* _Request_: Your task is to filter the data below down to the lines holding "this".

Stored data:

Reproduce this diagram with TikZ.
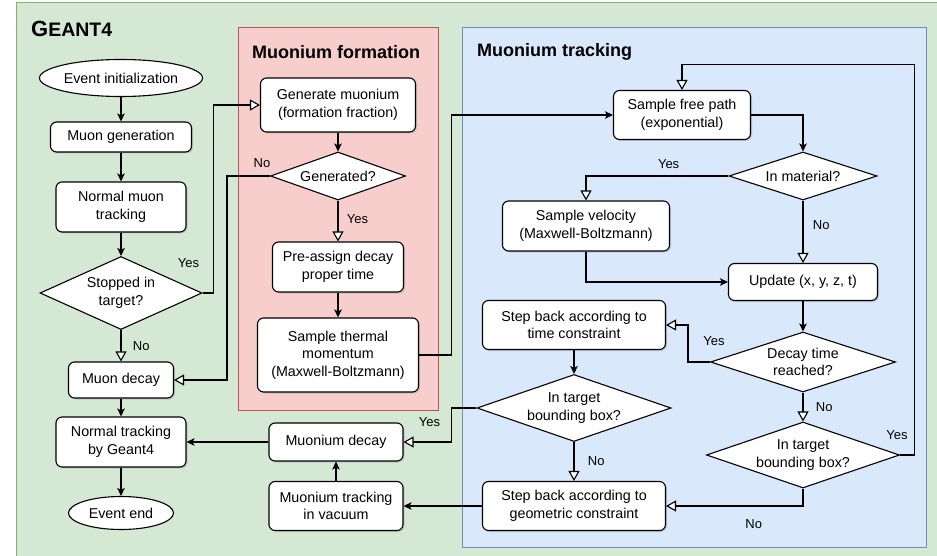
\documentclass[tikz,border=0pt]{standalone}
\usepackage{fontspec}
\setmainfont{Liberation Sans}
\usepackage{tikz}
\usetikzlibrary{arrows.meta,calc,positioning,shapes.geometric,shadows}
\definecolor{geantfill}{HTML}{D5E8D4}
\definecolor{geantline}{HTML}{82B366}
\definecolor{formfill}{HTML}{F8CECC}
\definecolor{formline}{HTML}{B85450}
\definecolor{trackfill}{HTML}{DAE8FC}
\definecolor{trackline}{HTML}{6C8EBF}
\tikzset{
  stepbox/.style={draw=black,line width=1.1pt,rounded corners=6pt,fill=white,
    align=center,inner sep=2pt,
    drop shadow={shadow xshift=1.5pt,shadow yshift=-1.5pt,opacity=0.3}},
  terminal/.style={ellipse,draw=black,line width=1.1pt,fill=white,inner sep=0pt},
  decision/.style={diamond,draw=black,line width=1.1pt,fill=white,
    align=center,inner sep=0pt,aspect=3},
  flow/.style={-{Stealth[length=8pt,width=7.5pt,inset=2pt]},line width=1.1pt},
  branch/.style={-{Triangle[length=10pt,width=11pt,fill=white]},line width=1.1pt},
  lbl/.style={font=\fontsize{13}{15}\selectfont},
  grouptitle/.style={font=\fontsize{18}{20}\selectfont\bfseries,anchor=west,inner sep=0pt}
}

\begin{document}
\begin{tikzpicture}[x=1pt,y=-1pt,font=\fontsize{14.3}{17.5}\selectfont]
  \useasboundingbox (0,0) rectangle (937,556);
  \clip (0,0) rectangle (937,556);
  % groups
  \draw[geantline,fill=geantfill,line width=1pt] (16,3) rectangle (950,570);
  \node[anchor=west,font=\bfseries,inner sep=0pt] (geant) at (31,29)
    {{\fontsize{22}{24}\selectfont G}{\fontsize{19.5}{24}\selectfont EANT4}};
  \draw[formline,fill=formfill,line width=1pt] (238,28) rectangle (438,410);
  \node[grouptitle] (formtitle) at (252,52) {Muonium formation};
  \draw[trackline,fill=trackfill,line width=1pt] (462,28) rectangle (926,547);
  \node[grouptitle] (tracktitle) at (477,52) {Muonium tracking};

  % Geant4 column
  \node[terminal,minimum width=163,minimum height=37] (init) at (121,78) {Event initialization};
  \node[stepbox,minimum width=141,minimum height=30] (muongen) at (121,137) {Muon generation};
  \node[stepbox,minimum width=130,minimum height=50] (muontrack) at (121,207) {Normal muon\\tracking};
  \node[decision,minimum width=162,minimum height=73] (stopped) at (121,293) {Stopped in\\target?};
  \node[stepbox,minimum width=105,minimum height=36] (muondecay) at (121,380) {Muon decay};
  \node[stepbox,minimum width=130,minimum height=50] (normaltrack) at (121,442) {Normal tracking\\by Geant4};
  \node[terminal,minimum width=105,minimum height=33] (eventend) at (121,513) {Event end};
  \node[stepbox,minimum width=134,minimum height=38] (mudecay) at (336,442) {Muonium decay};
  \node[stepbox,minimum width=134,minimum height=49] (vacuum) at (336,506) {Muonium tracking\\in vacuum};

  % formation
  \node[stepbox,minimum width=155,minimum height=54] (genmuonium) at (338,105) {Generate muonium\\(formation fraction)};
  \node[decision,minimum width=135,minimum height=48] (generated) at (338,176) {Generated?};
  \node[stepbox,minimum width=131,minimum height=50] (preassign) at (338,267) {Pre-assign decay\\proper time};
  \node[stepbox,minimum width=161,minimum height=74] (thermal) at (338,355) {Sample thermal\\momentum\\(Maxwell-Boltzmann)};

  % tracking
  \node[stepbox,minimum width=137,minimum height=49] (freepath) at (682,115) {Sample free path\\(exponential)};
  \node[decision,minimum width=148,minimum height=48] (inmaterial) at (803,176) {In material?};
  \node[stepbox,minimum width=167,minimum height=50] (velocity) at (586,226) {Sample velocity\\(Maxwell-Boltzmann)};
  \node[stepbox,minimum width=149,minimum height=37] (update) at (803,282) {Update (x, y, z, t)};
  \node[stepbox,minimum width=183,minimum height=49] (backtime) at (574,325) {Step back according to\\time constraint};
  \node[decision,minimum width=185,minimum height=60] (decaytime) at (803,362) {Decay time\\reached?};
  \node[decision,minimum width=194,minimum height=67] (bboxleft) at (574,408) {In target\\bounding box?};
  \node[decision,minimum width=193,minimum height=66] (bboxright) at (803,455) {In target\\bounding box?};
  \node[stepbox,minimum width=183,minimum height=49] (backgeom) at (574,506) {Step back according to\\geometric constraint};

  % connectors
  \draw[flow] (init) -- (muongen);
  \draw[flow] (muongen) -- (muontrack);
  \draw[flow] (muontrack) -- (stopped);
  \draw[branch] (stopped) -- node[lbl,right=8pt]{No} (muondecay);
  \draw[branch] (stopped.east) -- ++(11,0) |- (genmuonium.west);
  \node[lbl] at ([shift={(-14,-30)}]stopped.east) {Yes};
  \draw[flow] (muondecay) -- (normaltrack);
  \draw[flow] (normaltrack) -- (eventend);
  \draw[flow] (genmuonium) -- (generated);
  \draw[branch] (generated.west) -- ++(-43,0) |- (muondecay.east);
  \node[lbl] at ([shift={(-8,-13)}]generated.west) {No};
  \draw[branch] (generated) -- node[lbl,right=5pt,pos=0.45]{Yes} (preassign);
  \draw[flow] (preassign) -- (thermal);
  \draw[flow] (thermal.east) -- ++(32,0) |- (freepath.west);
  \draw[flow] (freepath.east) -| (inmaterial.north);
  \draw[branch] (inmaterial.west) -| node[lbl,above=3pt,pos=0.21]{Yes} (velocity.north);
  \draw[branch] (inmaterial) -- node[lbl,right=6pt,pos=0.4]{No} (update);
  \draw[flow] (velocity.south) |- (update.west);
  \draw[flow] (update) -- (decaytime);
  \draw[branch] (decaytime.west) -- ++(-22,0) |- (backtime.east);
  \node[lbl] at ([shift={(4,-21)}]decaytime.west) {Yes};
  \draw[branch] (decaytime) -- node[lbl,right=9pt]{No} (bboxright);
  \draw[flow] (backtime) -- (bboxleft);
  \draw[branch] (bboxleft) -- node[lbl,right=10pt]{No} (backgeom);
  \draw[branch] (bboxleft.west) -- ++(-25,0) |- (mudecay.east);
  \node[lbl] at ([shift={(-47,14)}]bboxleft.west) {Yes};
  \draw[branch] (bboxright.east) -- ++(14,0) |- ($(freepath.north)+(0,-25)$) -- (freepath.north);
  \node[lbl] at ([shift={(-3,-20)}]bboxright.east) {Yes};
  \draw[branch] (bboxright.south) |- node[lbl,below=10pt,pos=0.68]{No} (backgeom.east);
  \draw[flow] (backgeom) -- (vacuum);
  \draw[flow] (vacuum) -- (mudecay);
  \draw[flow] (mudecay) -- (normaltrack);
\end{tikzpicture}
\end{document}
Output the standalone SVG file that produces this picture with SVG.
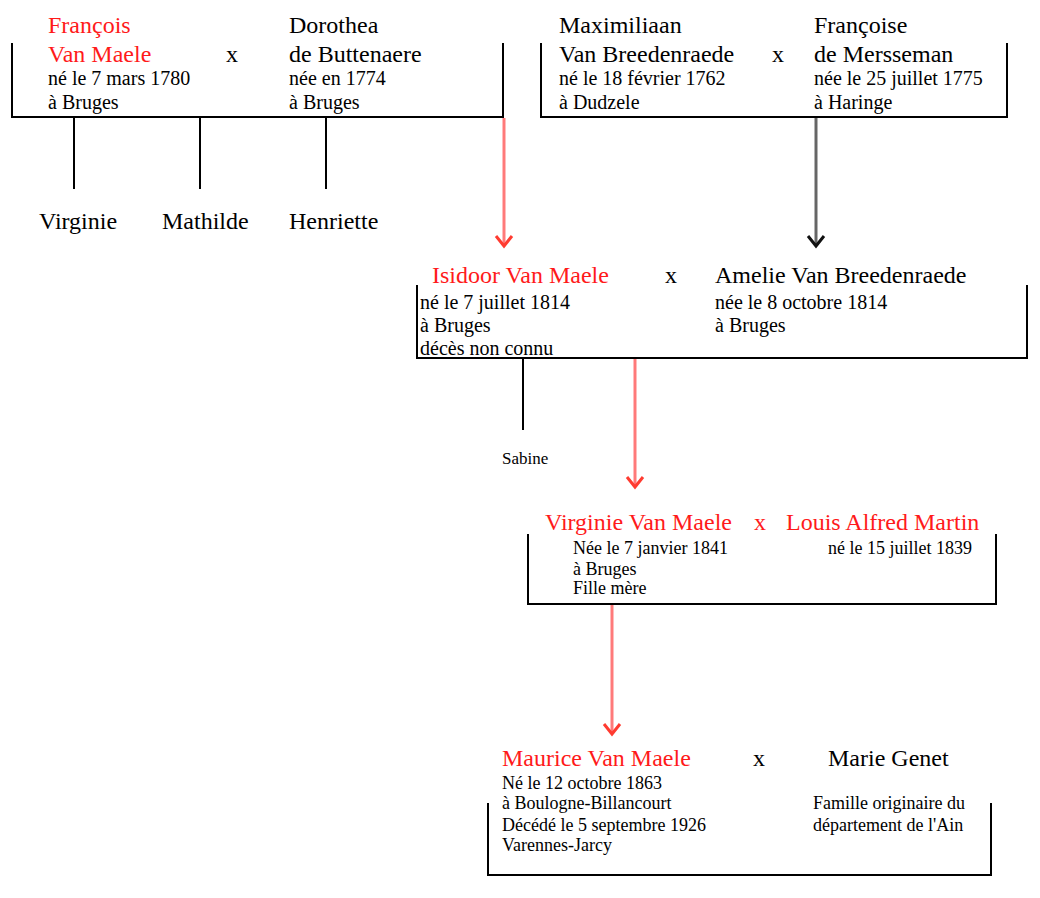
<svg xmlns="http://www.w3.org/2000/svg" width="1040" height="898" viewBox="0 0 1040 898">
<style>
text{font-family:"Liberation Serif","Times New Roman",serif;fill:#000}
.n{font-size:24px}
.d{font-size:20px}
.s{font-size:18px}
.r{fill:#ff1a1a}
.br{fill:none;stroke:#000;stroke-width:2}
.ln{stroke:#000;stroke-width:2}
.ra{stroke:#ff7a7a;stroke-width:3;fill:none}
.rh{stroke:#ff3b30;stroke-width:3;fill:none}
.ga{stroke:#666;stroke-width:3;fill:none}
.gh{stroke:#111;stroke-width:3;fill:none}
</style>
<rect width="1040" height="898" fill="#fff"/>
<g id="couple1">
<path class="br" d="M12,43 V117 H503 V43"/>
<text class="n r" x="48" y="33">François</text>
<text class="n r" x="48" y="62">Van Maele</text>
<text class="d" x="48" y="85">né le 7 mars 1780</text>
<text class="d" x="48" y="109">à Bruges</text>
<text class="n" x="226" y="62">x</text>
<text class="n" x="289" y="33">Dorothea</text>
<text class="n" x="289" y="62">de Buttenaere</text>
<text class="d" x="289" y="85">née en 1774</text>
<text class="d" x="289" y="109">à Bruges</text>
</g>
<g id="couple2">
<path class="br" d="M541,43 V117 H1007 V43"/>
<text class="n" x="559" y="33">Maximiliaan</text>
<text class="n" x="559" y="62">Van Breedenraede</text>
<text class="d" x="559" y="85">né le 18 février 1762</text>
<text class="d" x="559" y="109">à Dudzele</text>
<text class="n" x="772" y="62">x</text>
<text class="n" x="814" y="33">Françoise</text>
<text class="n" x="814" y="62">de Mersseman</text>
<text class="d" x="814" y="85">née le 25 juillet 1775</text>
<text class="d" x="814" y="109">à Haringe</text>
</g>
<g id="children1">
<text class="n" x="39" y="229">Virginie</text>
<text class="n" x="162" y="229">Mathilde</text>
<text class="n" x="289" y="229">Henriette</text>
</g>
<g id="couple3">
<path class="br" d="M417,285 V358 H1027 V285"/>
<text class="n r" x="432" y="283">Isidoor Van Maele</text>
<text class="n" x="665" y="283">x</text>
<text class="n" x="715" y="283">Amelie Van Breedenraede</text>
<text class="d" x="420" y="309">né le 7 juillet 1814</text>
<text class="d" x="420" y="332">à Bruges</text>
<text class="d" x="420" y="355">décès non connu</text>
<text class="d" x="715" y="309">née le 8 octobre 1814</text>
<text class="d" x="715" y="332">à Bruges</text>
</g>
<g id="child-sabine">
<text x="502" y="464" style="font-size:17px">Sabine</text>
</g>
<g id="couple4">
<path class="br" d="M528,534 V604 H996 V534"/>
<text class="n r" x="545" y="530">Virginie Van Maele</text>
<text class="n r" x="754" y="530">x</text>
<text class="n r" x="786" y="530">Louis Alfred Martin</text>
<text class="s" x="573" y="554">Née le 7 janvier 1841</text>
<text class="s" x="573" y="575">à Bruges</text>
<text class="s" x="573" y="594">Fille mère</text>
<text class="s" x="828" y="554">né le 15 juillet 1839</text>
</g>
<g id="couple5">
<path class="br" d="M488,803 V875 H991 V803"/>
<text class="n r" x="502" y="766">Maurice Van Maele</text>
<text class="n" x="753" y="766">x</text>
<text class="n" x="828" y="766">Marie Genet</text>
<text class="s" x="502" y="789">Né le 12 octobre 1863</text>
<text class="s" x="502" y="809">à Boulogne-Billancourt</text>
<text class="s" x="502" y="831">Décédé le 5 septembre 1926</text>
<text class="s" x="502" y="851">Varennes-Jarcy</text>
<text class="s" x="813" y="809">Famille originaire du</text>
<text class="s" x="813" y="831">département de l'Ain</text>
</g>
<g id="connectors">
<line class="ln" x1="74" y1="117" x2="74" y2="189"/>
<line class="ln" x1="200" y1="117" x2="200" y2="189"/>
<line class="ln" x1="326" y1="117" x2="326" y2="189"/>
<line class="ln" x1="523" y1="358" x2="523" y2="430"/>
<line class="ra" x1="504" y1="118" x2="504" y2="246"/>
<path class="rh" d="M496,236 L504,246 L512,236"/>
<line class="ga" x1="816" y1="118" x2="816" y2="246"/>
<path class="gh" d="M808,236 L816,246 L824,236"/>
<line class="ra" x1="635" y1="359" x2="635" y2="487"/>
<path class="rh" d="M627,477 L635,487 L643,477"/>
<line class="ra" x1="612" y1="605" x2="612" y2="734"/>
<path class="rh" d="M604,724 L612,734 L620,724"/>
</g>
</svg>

* _Output below_:
Reproduce this diagram with TikZ.
Output the standalone SVG file that produces this picture with SVG.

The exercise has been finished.